A Portaria 2.282/2020, expedida pelo Ministério da Saúde, cria barreiras para o acesso aos serviços de aborto legal e obriga médicos a participarem de processo de investigação criminal
A Portaria, que já é alvo de Projeto de Decreto Legislativo para sustar seus efeitos, agora também será questionada junto ao STF. Uma coalizão formada pelo PT, PSOL, PCdoB, PDT e PSB protocolou Ação de Descumprimento de Preceito Fundamental (ADPF 737) segundo a alegação de que a portaria desvirtua a ação da equipe de saúde ao colocar a obrigatoriedade da notificação às autoridades policiais.
A partir dessa lógica, o primeiro contato das mulheres em busca de um serviço de aborto legal deixa de ser com o acolhimento e cuidado que a equipe de saúde deveria oferecer e passa a ser com a investigação criminal. A mudança não só desvirtua a atuação dos profissionais de saúde ao colocá-los em um papel de investigadores, como também pode afastar as mulheres dos serviços caso ainda não estejam prontas para realizar a denúncia.

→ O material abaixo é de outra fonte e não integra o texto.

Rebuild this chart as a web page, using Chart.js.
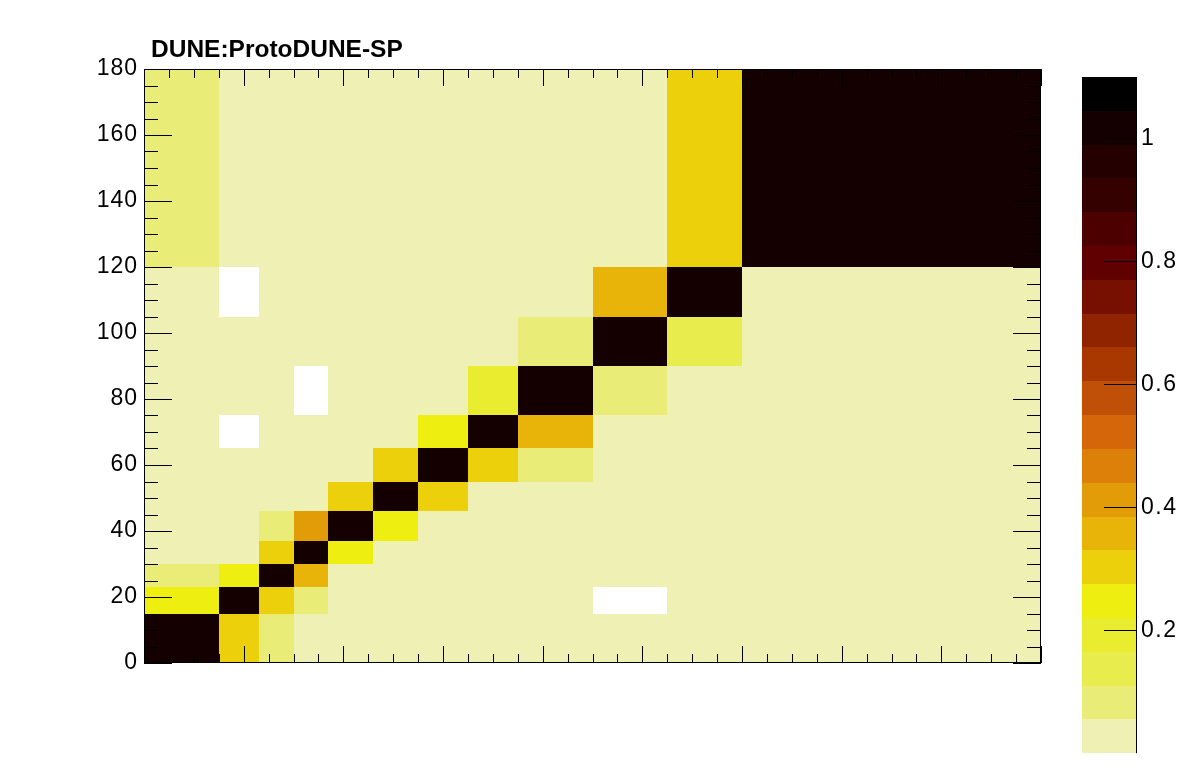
<!DOCTYPE html>
<html>
<head>
<meta charset="utf-8">
<script src="https://cdn.jsdelivr.net/npm/chart.js@4"></script>
<style>
  html, body { margin: 0; padding: 0; background: #fff; }
  #wrap { position: relative; width: 1196px; height: 772px; }
  #main { position: absolute; left: 0; top: 0; }
  #zbar { position: absolute; left: 1041px; top: 0; }
</style>
</head>
<body>
<div id="wrap">
  <canvas id="main" width="1196" height="772" style="width:1196px;height:772px"></canvas>
  <canvas id="zbar" width="155" height="772" style="width:155px;height:772px"></canvas>
</div>
<script>
// bin edges, same on both axes
const binEdges = [0, 15, 23, 30, 37, 46, 55, 65, 75, 90, 105, 120, 180];

// colour scale
const zMin = 0;
const zMax = 1.1;
const nLevels = 20;
const palette = [
  'rgb(238,240,180)', 'rgb(234,236,120)', 'rgb(232,236,76)', 'rgb(234,236,48)',
  'rgb(238,238,16)', 'rgb(236,208,12)', 'rgb(232,180,10)', 'rgb(226,156,8)',
  'rgb(220,128,10)', 'rgb(214,102,10)', 'rgb(192,80,8)', 'rgb(168,56,0)',
  'rgb(144,36,0)', 'rgb(120,16,0)', 'rgb(96,0,0)', 'rgb(76,0,0)',
  'rgb(52,0,0)', 'rgb(36,0,0)', 'rgb(20,0,0)', 'rgb(0,0,0)'
];

// correlation values, one row per y bin (bottom row first), one entry per x bin
const corr = [
  [1.00, 0.30, 0.08, 0.02, 0.02, 0.02, 0.02, 0.02, 0.02, 0.02, 0.02, 0.02],
  [0.25, 1.00, 0.30, 0.08, 0.02, 0.02, 0.02, 0.02, 0.02, -0.03, 0.02, 0.02],
  [0.08, 0.25, 1.00, 0.36, 0.02, 0.02, 0.02, 0.02, 0.02, 0.02, 0.02, 0.02],
  [0.02, 0.02, 0.30, 1.00, 0.25, 0.02, 0.02, 0.02, 0.02, 0.02, 0.02, 0.02],
  [0.02, 0.02, 0.08, 0.41, 1.00, 0.25, 0.02, 0.02, 0.02, 0.02, 0.02, 0.02],
  [0.02, 0.02, 0.02, 0.02, 0.30, 1.00, 0.30, 0.02, 0.02, 0.02, 0.02, 0.02],
  [0.02, 0.02, 0.02, 0.02, 0.02, 0.30, 1.00, 0.30, 0.08, 0.02, 0.02, 0.02],
  [0.02, -0.03, 0.02, 0.02, 0.02, 0.02, 0.25, 1.00, 0.36, 0.02, 0.02, 0.02],
  [0.02, 0.02, 0.02, -0.03, 0.02, 0.02, 0.02, 0.19, 1.00, 0.08, 0.02, 0.02],
  [0.02, 0.02, 0.02, 0.02, 0.02, 0.02, 0.02, 0.02, 0.08, 1.00, 0.14, 0.02],
  [0.02, -0.03, 0.02, 0.02, 0.02, 0.02, 0.02, 0.02, 0.02, 0.36, 1.00, 0.02],
  [0.08, 0.02, 0.02, 0.02, 0.02, 0.02, 0.02, 0.02, 0.02, 0.02, 0.30, 1.00]
];

const titleText = 'DUNE:ProtoDUNE-SP';
const fontFamily = '"Liberation Sans", Arial, Helvetica, sans-serif';

function colorFor(v) {
  const k = Math.floor((v - zMin) / (zMax - zMin) * nLevels);
  return palette[Math.max(0, Math.min(nLevels - 1, k))];
}

// ROOT's text is a little looser than Liberation Sans
const spacing = px => ({
  id: 'spacing',
  beforeDraw(chart) { chart.ctx.letterSpacing = px; }
});

// draws the cells (values under zMin are left white, as ROOT does)
const heatmap = {
  id: 'heatmap',
  beforeDatasetsDraw(chart) {
    const { ctx, scales: { x, y } } = chart;
    ctx.save();
    corr.forEach((row, i) => {
      const yb = Math.round(y.getPixelForValue(binEdges[i]));
      const yt = Math.round(y.getPixelForValue(binEdges[i + 1]));
      row.forEach((v, j) => {
        if (v < zMin) return;
        const xl = Math.round(x.getPixelForValue(binEdges[j]));
        const xr = Math.round(x.getPixelForValue(binEdges[j + 1]));
        ctx.fillStyle = colorFor(v);
        ctx.fillRect(xl, yt, xr - xl, yb - yt);
      });
    });
    ctx.restore();
  }
};

// frame box, inward ticks on all four sides, and the title
const frame = {
  id: 'frame',
  afterDraw(chart) {
    const { ctx, chartArea: a, scales: { x, y } } = chart;
    ctx.save();
    ctx.strokeStyle = '#000';
    ctx.lineWidth = 1;
    ctx.beginPath();
    for (let v = 0; v <= 180; v += 5) {
      const major = v % 20 === 0;
      const py = Math.round(y.getPixelForValue(v)) + 0.5;
      const px = Math.round(x.getPixelForValue(v)) + 0.5;
      const ly = major ? 28 : 14;
      const lx = major ? 17 : 9;
      ctx.moveTo(a.left, py); ctx.lineTo(a.left + ly, py);
      ctx.moveTo(a.right, py); ctx.lineTo(a.right - ly, py);
      ctx.moveTo(px, a.bottom); ctx.lineTo(px, a.bottom - lx);
      ctx.moveTo(px, a.top); ctx.lineTo(px, a.top + lx);
    }
    ctx.stroke();
    ctx.strokeRect(a.left + 0.5, a.top + 0.5, a.right - a.left - 1, a.bottom - a.top - 1);

    ctx.fillStyle = '#000';
    ctx.font = 'bold 24.5px ' + fontFamily;
    ctx.letterSpacing = '0px';
    ctx.textAlign = 'left';
    ctx.textBaseline = 'alphabetic';
    ctx.fillText(titleText, 151, 57);
    ctx.restore();
  }
};

new Chart(document.getElementById('main'), {
  type: 'scatter',
  data: { datasets: [{ data: [] }] },
  options: {
    responsive: false,
    animation: false,
    layout: { padding: { top: 69, right: 155, left: 0, bottom: 0 } },
    plugins: { legend: { display: false }, tooltip: { enabled: false } },
    scales: {
      x: {
        type: 'linear', min: 0, max: 180,
        grid: { display: false, drawTicks: false },
        border: { display: false },
        ticks: { display: false },
        afterFit(s) { s.height = 109; }
      },
      y: {
        type: 'linear', min: 0, max: 180,
        grid: { display: false, drawTicks: false },
        border: { display: false },
        ticks: { stepSize: 20, padding: 6, color: '#000', font: { family: fontFamily, size: 23 } },
        afterFit(s) { s.width = 144; }
      }
    }
  },
  plugins: [spacing('1px'), heatmap, frame]
});

// colour bar
const zbar = {
  id: 'zbar',
  beforeDatasetsDraw(chart) {
    const { ctx, chartArea: a, scales: { y } } = chart;
    const step = (zMax - zMin) / nLevels;
    ctx.save();
    palette.forEach((c, k) => {
      const yb = Math.round(y.getPixelForValue(zMin + k * step));
      const yt = Math.round(y.getPixelForValue(zMin + (k + 1) * step));
      ctx.fillStyle = c;
      ctx.fillRect(a.left, yt, a.right - a.left, yb - yt);
    });
    ctx.restore();
  },
  afterDraw(chart) {
    const { ctx, chartArea: a, scales: { y } } = chart;
    ctx.save();
    ctx.strokeStyle = '#000';
    ctx.lineWidth = 1;
    ctx.beginPath();
    ctx.moveTo(a.right + 0.5, a.top);
    ctx.lineTo(a.right + 0.5, a.bottom);
    y.ticks.forEach(t => {
      if (t.value <= zMin) return;
      const py = Math.round(y.getPixelForValue(t.value)) + 0.5;
      ctx.moveTo(a.right - 32, py);
      ctx.lineTo(a.right, py);
    });
    ctx.stroke();
    ctx.restore();
  }
};

new Chart(document.getElementById('zbar'), {
  type: 'scatter',
  data: { datasets: [{ data: [] }] },
  options: {
    responsive: false,
    animation: false,
    layout: { padding: { top: 77, bottom: 16, left: 41, right: 0 } },
    plugins: { legend: { display: false }, tooltip: { enabled: false } },
    scales: {
      x: { display: false, min: 0, max: 1 },
      y: {
        type: 'linear', position: 'right', min: zMin, max: zMax,
        grid: { display: false, drawTicks: false },
        border: { display: false },
        ticks: {
          stepSize: 0.2, includeBounds: false, padding: 5, color: '#000',
          font: { family: fontFamily, size: 23 },
          callback: v => (v <= zMin ? '' : String(+v.toFixed(1)))
        },
        afterFit(s) { s.width = 60; }
      }
    }
  },
  plugins: [spacing('1.5px'), zbar]
});
</script>
</body>
</html>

Segundo a Ação, o Ministério da Saúde não tem competência para criar, por meio de Portaria, restrições que não estão previstas em lei para o acesso aos serviços de aborto legal. Outro ponto levantado na peça é o de que o Ministério não poderia impor a criação de novas funções à equipe médica, como a participação dentro de um processo de investigação criminal. O ato administrativo coloca em risco o acesso das mulheres e meninas a um direito previsto em lei ao tornar obrigatório que a equipe médica viole o direito ao sigilo das pacientes para notificar as autoridades policiais.
Além disso, a Portaria ainda prevê dois outros procedimentos que seriam incluídos no processo de interrupção legal da gestação. A exibição de ultrassom do feto para a mulher, procedimento criado para intimidar ou mesmo torturar psicologicamente mulheres que estão em busca de um cuidado de saúde necessário por uma violência anterior; e a leitura de uma lista de riscos decorrentes do procedimento de aborto legal sem que estejam acompanhados da prevalência (probabilidade associada a cada risco citado) nem de uma lista de riscos decorrentes da não-realização do procedimento, especialmente os riscos de vida das meninas nos casos de gestação precoce ou os riscos à saúde mental de mulheres forçadas a seguir adiante com uma gestação fruto de violência.
A portaria cria novas barreiras para que mulheres possam acessar um direito que já é tão comprometido atualmente, visto que muitas das mulheres decidem não fazer a denúncia por medo de sofrerem retaliação dos agressores. Segundo o relatório do Disque Direitos Humanos de 2019, 73% dos casos de violência sexual registrados aconteceram na casa da vítima ou do agressor, o que implica em uma relação próxima entre ambos. Tornar a denúncia condição para que meninas e mulheres acessem o serviço de aborto legal é fazer com que muitas delas sejam obrigadas a desistir do acesso ao cuidado e à saúde.